Sesekali manusia harus menemukan dirinya dalam kehidupan
berada dalam kelompok minoritas, tak berkewenangan besar, dan tak berdaya kuat.
Agar,
ketika menjadi majoritas, berkewenangan besar, dan berdaya kuat,
dapat mengerti, berkasih sayang, menghormati, dan perhatian
kepada mereka yang minoritas, tak berkewenangan besar, dan tak berdaya kuat itu.
(self-preaching note #36)

Mereka yang merasa "secure" dengan diri sendiri
tidak pernah merasa terancam, atau
merasa kebebasan dan keleluasaan diri mereka berkurang
ketika orang lain mendapatkan kebebasan dan keleluasaan.
Mereka hanya telah menemukan kepenuhan dan kemantapan hati
dari pembacaan nasihat-nasihat yang terhampar luas di kehidupan.
(self-preaching note #37)

Peliknya perihal agama
ialah ketika satu atau sedikit penganutnya
berperilaku tidak hormat kepada penganut agama lain
atau menstigma negatif kepada agama lain,
seolah-olah agama yang dianut mengajarkan seperti itu.
Sementara,
agama sangat bergantung dari interpretasi penganut per individu.
Mahalnya, hebatnya, dan agungnya suatu agama dalam hati kita yang kita yakini
sehingga posisinya mantap di hati,
ialah justru ketika dia direndahkan atau disalahkan
dan membuat kita tertekan sebagai penganutnya,
namun kita hanya tersenyum dengan kekeliruan pengertian
dari mereka yang lain itu.
(self-preaching note #38)

Penggunaan bahasa asing atau istilah-istilah akademik yang tinggi
memang berhasil mencitrakan seorang pemimpin
sebagai seseorang terdidik atau terpelajar dengan baik.
Namun, hanya pemimpin yang bicaranya sederhana namun dari hati
yang mendapatkan hati dan cinta dari orang-orangnya.
Apalagi kecerdasan yang tinggi selain mengerti dan bisa berempati
kepada orang lain, terutama kepada mereka yang dipimpinnya?
Mungkin itu yang membedakan pemimpin pintar dengan pemimpin yang agung.
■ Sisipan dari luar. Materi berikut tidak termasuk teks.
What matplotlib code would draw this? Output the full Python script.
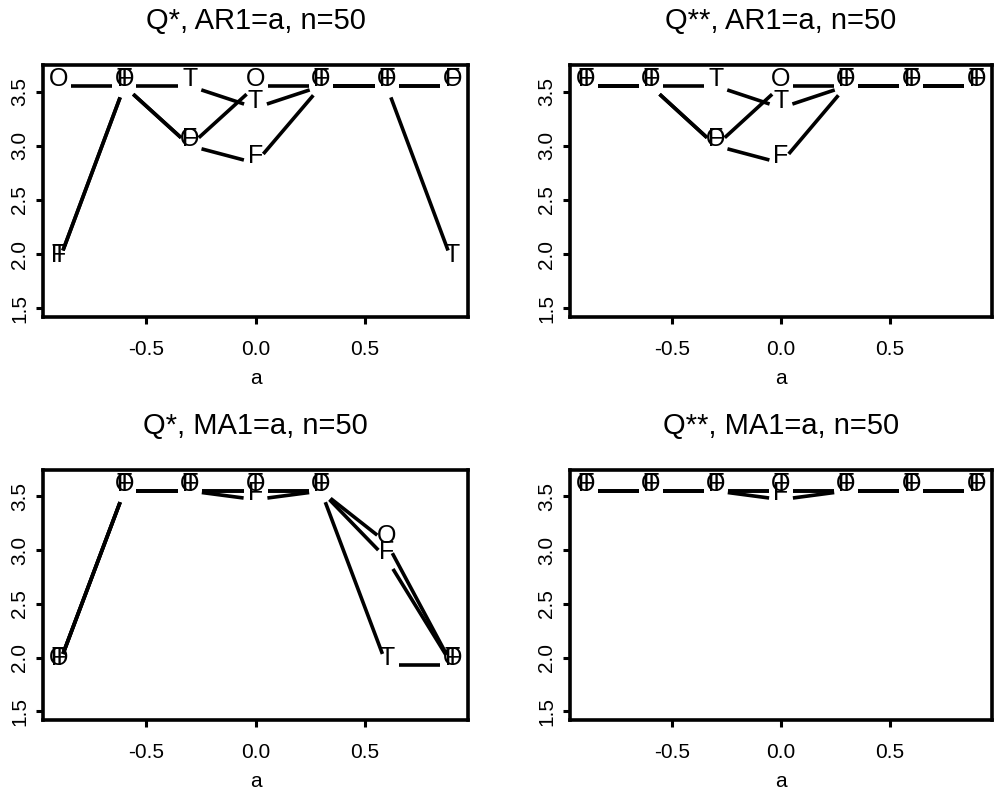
import matplotlib
matplotlib.use("Agg")
import matplotlib.pyplot as plt
import numpy as np

plt.rcParams['font.family'] = ['Liberation Sans', 'DejaVu Sans']

# values of a (x axis)
a_vals = [-0.9, -0.6, -0.3, 0.0, 0.3, 0.6, 0.9]

# AR1, Q*
ar1_q1_O = [3.55, 3.55, 3.00, 3.55, 3.55, 3.55, 3.55]
ar1_q1_T = [1.93, 3.55, 3.55, 3.35, 3.55, 3.55, 1.93]
ar1_q1_F = [1.93, 3.55, 3.00, 2.84, 3.55, 3.55, 3.55]

# AR1, Q**
ar1_q2_O = [3.55, 3.55, 3.00, 3.55, 3.55, 3.55, 3.55]
ar1_q2_T = [3.55, 3.55, 3.55, 3.35, 3.55, 3.55, 3.55]
ar1_q2_F = [3.55, 3.55, 3.00, 2.84, 3.55, 3.55, 3.55]

# MA1, Q*
ma1_q1_O = [1.93, 3.55, 3.55, 3.55, 3.55, 3.07, 1.93]
ma1_q1_T = [1.93, 3.55, 3.55, 3.55, 3.55, 1.93, 1.93]
ma1_q1_F = [1.93, 3.55, 3.55, 3.47, 3.55, 2.92, 1.93]

# MA1, Q**
ma1_q2_O = [3.55, 3.55, 3.55, 3.55, 3.55, 3.55, 3.55]
ma1_q2_T = [3.55, 3.55, 3.55, 3.55, 3.55, 3.55, 3.55]
ma1_q2_F = [3.55, 3.55, 3.55, 3.47, 3.55, 3.55, 3.55]

titles = ["Q*, AR1=a, n=50", "Q**, AR1=a, n=50",
          "Q*, MA1=a, n=50", "Q**, MA1=a, n=50"]
panels = [
    [("O", ar1_q1_O), ("T", ar1_q1_T), ("F", ar1_q1_F)],
    [("O", ar1_q2_O), ("T", ar1_q2_T), ("F", ar1_q2_F)],
    [("O", ma1_q1_O), ("T", ma1_q1_T), ("F", ma1_q1_F)],
    [("O", ma1_q2_O), ("T", ma1_q2_T), ("F", ma1_q2_F)],
]

W, H = 994, 798
fig = plt.figure(figsize=(W / 100, H / 100), dpi=100)

# axes boxes in pixels: left, top, right, bottom
boxes = [(43, 65, 468, 317), (570, 65, 992, 317),
         (43, 470, 468, 720), (570, 470, 992, 720)]

GAP = 12  # px, gap left around each point (type="b" style)


def gapped_segments(ax, xs, ys):
    pts = ax.transData.transform(np.column_stack([xs, ys]))
    inv = ax.transData.inverted()
    for p0, p1 in zip(pts[:-1], pts[1:]):
        d = p1 - p0
        n = np.hypot(*d)
        if n <= 2 * GAP:
            continue
        u = d / n
        seg = inv.transform(np.array([p0 + u * GAP, p1 - u * GAP]))
        ax.plot(seg[:, 0], seg[:, 1], color='black', lw=2.6,
                solid_capstyle='butt')


for i, (box, title, series) in enumerate(zip(boxes, titles, panels)):
    l, t, r, b = box
    ax = fig.add_axes([l / W, 1 - b / H, (r - l) / W, (b - t) / H])
    ax.set_xlim(-0.972, 0.972)
    ax.set_ylim(1.42, 3.745)
    ax.set_xticks([-0.5, 0.0, 0.5])
    ax.set_xticklabels(["-0.5", "0.0", "0.5"])
    ax.set_yticks([1.5, 2.0, 2.5, 3.0, 3.5])
    ax.set_yticklabels(["1.5", "2.0", "2.5", "3.0", "3.5"], rotation=90,
                       va='center')
    ax.tick_params(labelsize=15, length=5, width=2.2)
    ax.tick_params(axis='x', pad=11.5)
    ax.tick_params(axis='y', pad=5)
    for sp in ax.spines.values():
        sp.set_linewidth(2.6)
    ax.set_xlabel("a", fontsize=15, labelpad=7)
    ax.set_title(title, fontsize=21, pad=26)
    for letter, ys in series:
        gapped_segments(ax, a_vals, ys)
    for letter, ys in series:
        for x, y in zip(a_vals, ys):
            ax.text(x, y, letter, fontsize=18, ha='center', va='baseline')

fig.savefig("out.png", dpi=100)
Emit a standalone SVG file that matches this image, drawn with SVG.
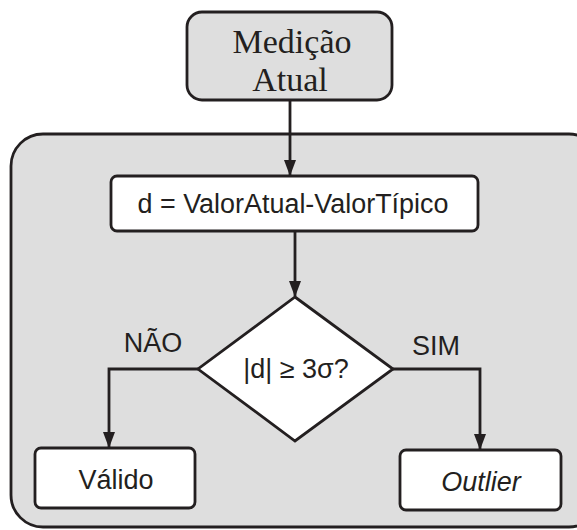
<svg xmlns="http://www.w3.org/2000/svg" width="577" height="530" viewBox="0 0 577 530">
<style>
.b{stroke:#231f20;stroke-width:2.8;}
.g{fill:#dedede;}
.w{fill:#ffffff;}
.s{font-family:"Liberation Sans",Arial,sans-serif;font-size:27px;fill:#231f20;text-anchor:middle;}
.r{font-family:"Liberation Serif","Times New Roman",serif;font-size:34px;fill:#231f20;text-anchor:middle;}
.c{fill:none;stroke:#231f20;stroke-width:2.8;}
</style>
<defs>
<marker id="a" markerWidth="16" markerHeight="12" refX="15" refY="6" orient="auto" markerUnits="userSpaceOnUse" viewBox="0 0 16 12">
<path d="M0,0 L16,6 L0,12 Z" fill="#231f20"/>
</marker>
</defs>
<g id="container">
<rect class="b g" x="11" y="134" width="590" height="393" rx="32" ry="32"/>
</g>
<g id="medicao">
<rect class="b g" x="187" y="12" width="205" height="88" rx="15" ry="15"/>
<text class="r" x="292" y="53">Medição</text>
<text class="r" x="290" y="91">Atual</text>
</g>
<g id="calc">
<rect class="b w" x="111" y="176" width="367" height="55" rx="6" ry="6"/>
<text class="s" x="293" y="213" textLength="311" lengthAdjust="spacingAndGlyphs">d = ValorAtual-ValorTípico</text>
</g>
<g id="decision">
<polygon class="b w" points="295,297 393,369 295,441 198,369"/>
<text class="s" x="296" y="378">|d| ≥ 3σ?</text>
</g>
<g id="valido">
<rect class="b w" x="35" y="448" width="160" height="60" rx="6" ry="6"/>
<text class="s" x="116" y="489">Válido</text>
</g>
<g id="outlier">
<rect class="b w" x="400" y="450" width="161" height="60" rx="6" ry="6"/>
<text class="s" x="481" y="491" font-style="italic">Outlier</text>
</g>
<g id="connectors">
<path class="c" d="M290,100 L290,175" marker-end="url(#a)"/>
<path class="c" d="M295,231 L295,296" marker-end="url(#a)"/>
<path class="c" d="M198,369 L109,369 L109,447" marker-end="url(#a)"/>
<path class="c" d="M393,369 L480,369 L480,449" marker-end="url(#a)"/>
<text class="s" x="153" y="352">NÃO</text>
<text class="s" x="436" y="355">SIM</text>
</g>
</svg>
Hidup terlalu mudah ketika hanya berusaha untuk memenuhi kebutuhan pribadi
dan membentuk diri sendiri.
(self-preaching note #39)

Seperti antara keluarga dan pekerjaan yang sering dikeluhkan banyak orang
tentang bagaimana cara mendapatkan keseimbangan di dalamnya--
alih-alih menjadikan meretia (mereka) dua kutub yang saling meniadakan dan melupakan,
begitupun halnya antara agama dengan penghormatan atau kasih sayang.
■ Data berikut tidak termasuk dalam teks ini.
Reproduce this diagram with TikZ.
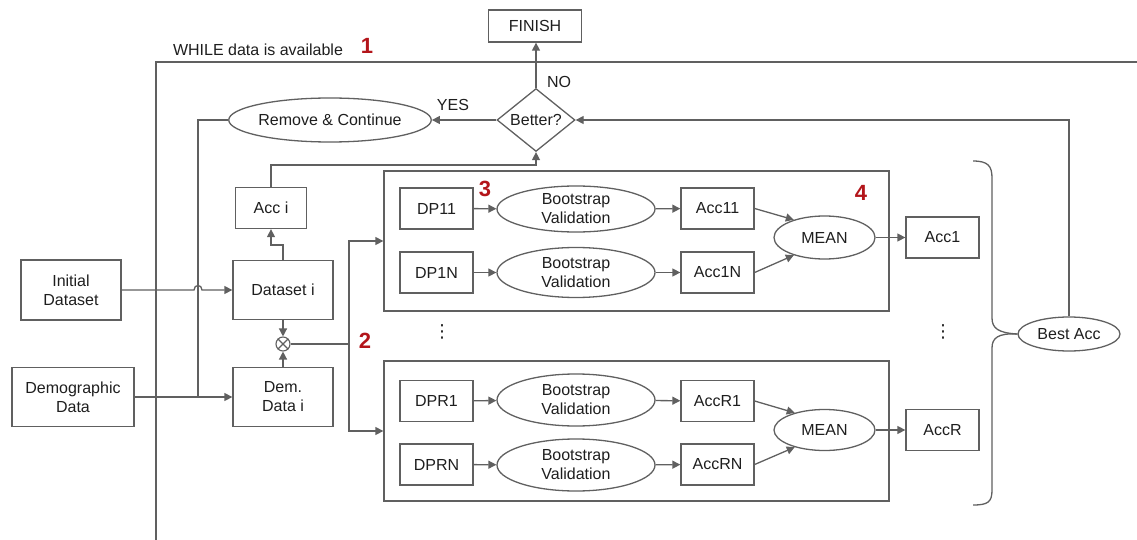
\documentclass[tikz,border=0pt]{standalone}
\usepackage{fontspec}
\setmainfont{Liberation Sans}
\newfontfamily\symfont{DejaVu Sans}
\usetikzlibrary{shapes.geometric,arrows.meta,calc}
\definecolor{ln}{HTML}{606060}
\definecolor{tx}{HTML}{1E1E1E}
\definecolor{rd}{HTML}{B3151A}
\tikzset{
  base/.style={draw=ln,line width=1.3pt,text=tx,font=\fontsize{16}{19}\selectfont,align=center,inner sep=0pt},
  box/.style={base,rectangle,minimum width=73pt,minimum height=41pt},
  oval/.style={base,ellipse},
  grp/.style={draw=ln,line width=1.3pt,rectangle,minimum width=505pt,minimum height=140pt,inner sep=0pt},
  con/.style={draw=ln,line width=1.3pt},
  arr/.style={con,-{Triangle[length=8pt,width=8pt]}},
  num/.style={text=rd,font=\fontsize{22}{22}\selectfont\bfseries,inner sep=0pt},
  lbl/.style={text=tx,font=\fontsize{16}{19}\selectfont,inner sep=0pt},
  dts/.style={text=tx,font=\symfont\fontsize{18}{18}\selectfont,inner sep=0pt}
}
\begin{document}
\begin{tikzpicture}[x=1pt,y=-1pt]
\useasboundingbox (0,0) rectangle (1137,540);
% loop frame
\coordinate (lb) at (156,540);
\coordinate (lt) at (156,62);
\coordinate (rt) at (1137,62);
\draw[con] (lb) -- (lt) -- (rt);
\node[lbl] (while) at (258,50) {WHILE data is available};
\node[num] (n1) at (367,46) {1};
% top part
\node[box,minimum width=93pt,minimum height=32pt] (finish) at (535,26) {FINISH};
\node[base,diamond,minimum width=78pt,minimum height=48pt] (better) at (536,120) {Better?};
\node[oval,minimum width=196pt,minimum height=44pt] (rem) at (330,120) {Remove \& Continue};
\node[lbl] (no) at (559,82) {NO};
\node[lbl] (yes) at (453,105) {YES};
% left part
\node[box,minimum width=71pt] (acci) at (271,208) {Acc i};
\node[box,minimum width=100pt,minimum height=59pt] (ds) at (283,290) {Dataset i};
\node[box,minimum width=100pt,minimum height=60pt] (init) at (71,290) {Initial\\Dataset};
\node[box,minimum width=122pt,minimum height=59pt] (demo) at (73,397) {Demographic\\Data};
\node[box,minimum width=100pt,minimum height=59pt] (dem) at (283,397) {Dem.\\Data i};
\node[draw=ln,line width=1.1pt,circle,minimum size=14pt,inner sep=0pt] (mul) at (283,344) {};
\draw[draw=ln,line width=1.1pt] (mul.north west) -- (mul.south east) (mul.north east) -- (mul.south west);
\node[num] (n2) at (365,341) {2};
% groups
\node[grp] (g1) at (636.5,241) {};
\node[grp] (g2) at (636.5,431) {};
\node[box] (dp11) at (436.5,208.5) {DP11};
\node[oval,minimum width=158pt,minimum height=46pt] (bs11) at (576,209) {Bootstrap\\Validation};
\node[box] (acc11) at (717.5,208.5) {Acc11};
\node[box] (dp1n) at (436.5,272.5) {DP1N};
\node[oval,minimum width=158pt,minimum height=50pt] (bs1n) at (576,272.5) {Bootstrap\\Validation};
\node[box] (acc1n) at (717.5,272.5) {Acc1N};
\node[oval,minimum width=101pt,minimum height=43pt] (mean1) at (824.5,237.5) {MEAN};
\node[box] (acc1) at (942.5,237.5) {Acc1};
\node[num] (n3) at (485,189) {3};
\node[num] (n4) at (861,193) {4};
\node[box] (dpr1) at (436.5,401) {DPR1};
\node[oval,minimum width=158pt,minimum height=52pt] (bsr1) at (576,400) {Bootstrap\\Validation};
\node[box] (accr1) at (717.5,401) {AccR1};
\node[box] (dprn) at (436.5,464.5) {DPRN};
\node[oval,minimum width=158pt,minimum height=52pt] (bsrn) at (576,465) {Bootstrap\\Validation};
\node[box] (accrn) at (717.5,464.5) {AccRN};
\node[oval,minimum width=101pt,minimum height=41pt] (mean2) at (824.5,430) {MEAN};
\node[box] (accr) at (942.5,430) {AccR};
\node[dts] (d1) at (442,332) {⋮};
\node[dts] (d2) at (943,332) {⋮};
\node[oval,minimum width=102pt,minimum height=34pt] (best) at (1069,334) {Best Acc};
% brace
\draw[con] (973,161) .. controls (988,161) and (992,166) .. (992,178) -- (992,318)
  .. controls (992,328) and (998,333) .. (best.west);
\draw[con] (best.west) .. controls (998,333) and (992,338) .. (992,348) -- (992,490)
  .. controls (992,502) and (988,505) .. (973,505);
% connectors
\draw[arr] (better.north) -- (better.north |- finish.south);
\draw[arr] (better.west) -- (rem.east);
\draw[arr] (best.north) |- (better.east);
\coordinate (j) at (198,397);
\draw[con] (rem.west) -| (j);
\coordinate (h1) at (194,290);
\coordinate (h2) at (202,290);
\draw[arr] (init.east) -- (h1) .. controls (194,284) and (202,284) .. (h2) -- (ds.west);
\draw[arr] (demo.east) -- (dem.west);
\draw[arr] (ds.north) -- ++(0,-15) -| (acci.south);
\draw[arr] (acci.north) |- ($(better.south)+(0,13)$) -- (better.south);
\draw[arr] (ds.south) -- (mul.north);
\draw[arr] (dem.north) -- (mul.south);
\coordinate (sp) at (349,344);
\draw[con] (mul.east) -- (sp);
\draw[arr] (sp) |- (g1.west);
\draw[arr] (sp) |- (g2.west);
\draw[arr] (dp11) -- (bs11);
\draw[arr] (bs11) -- (acc11);
\draw[arr] (dp1n) -- (bs1n);
\draw[arr] (bs1n) -- (acc1n);
\draw[arr] (acc11.east) -- (mean1.150);
\draw[arr] (acc1n.east) -- (mean1.210);
\draw[arr] (mean1.east) -- (acc1.west);
\draw[arr] (dpr1) -- (bsr1);
\draw[arr] (bsr1) -- (accr1);
\draw[arr] (dprn) -- (bsrn);
\draw[arr] (bsrn) -- (accrn);
\draw[arr] (accr1.east) -- (mean2.150);
\draw[arr] (accrn.east) -- (mean2.210);
\draw[arr] (mean2.east) -- (accr.west);
\end{tikzpicture}
\end{document}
Mengapa ada orang-orang besar, alim, dan tulus taat kepada agamanya,
namun juga baik, mengerti dan hormat kepada orang lain dan kepercayaannya, bijaksana, dan bahkan mulia bagi semua lapisan horisontal agama itu?
Agama memang bukan budaya, tia (dia) nilai luhur yang sifatnya "rigid" dari atas sana.
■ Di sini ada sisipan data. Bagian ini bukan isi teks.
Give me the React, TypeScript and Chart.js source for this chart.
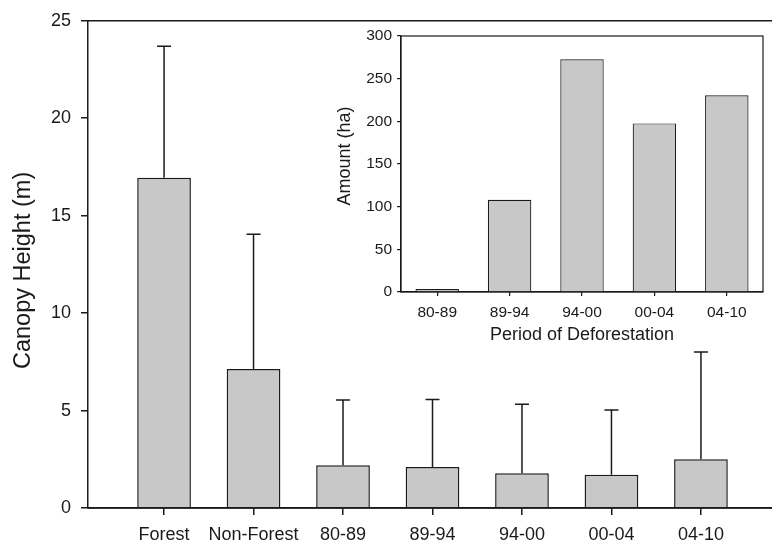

Namun jangan lupa, cara kita dibesarkan, cara merespon, dan berpola pikir,
semuanya dipengaruhi oleh, bahkan itu budaya kita sendiri.
Mungkin kita harus memisahkan terlebih dahulu pendidikan pembentukan pribadi yang "fair" terhadap diri sendiri dan kehidupan,
dengan pendidikan untuk pemahaman dan peresapan nasihat-nasihat agama,
di pikiran dan di hati, yang kemudian menjadi tindakan yang saksama dan matang.
Apakah dia yang disebut suri tauladan itu, terlahir sebagai nabi dulu baru kemudian menjadi orang baik, mulia, luhur, dan mampu memimpin dirinya sendiri, atau sebaliknya?
Bagaimana bisa nasihat-nasihat agama membelakangi nurani?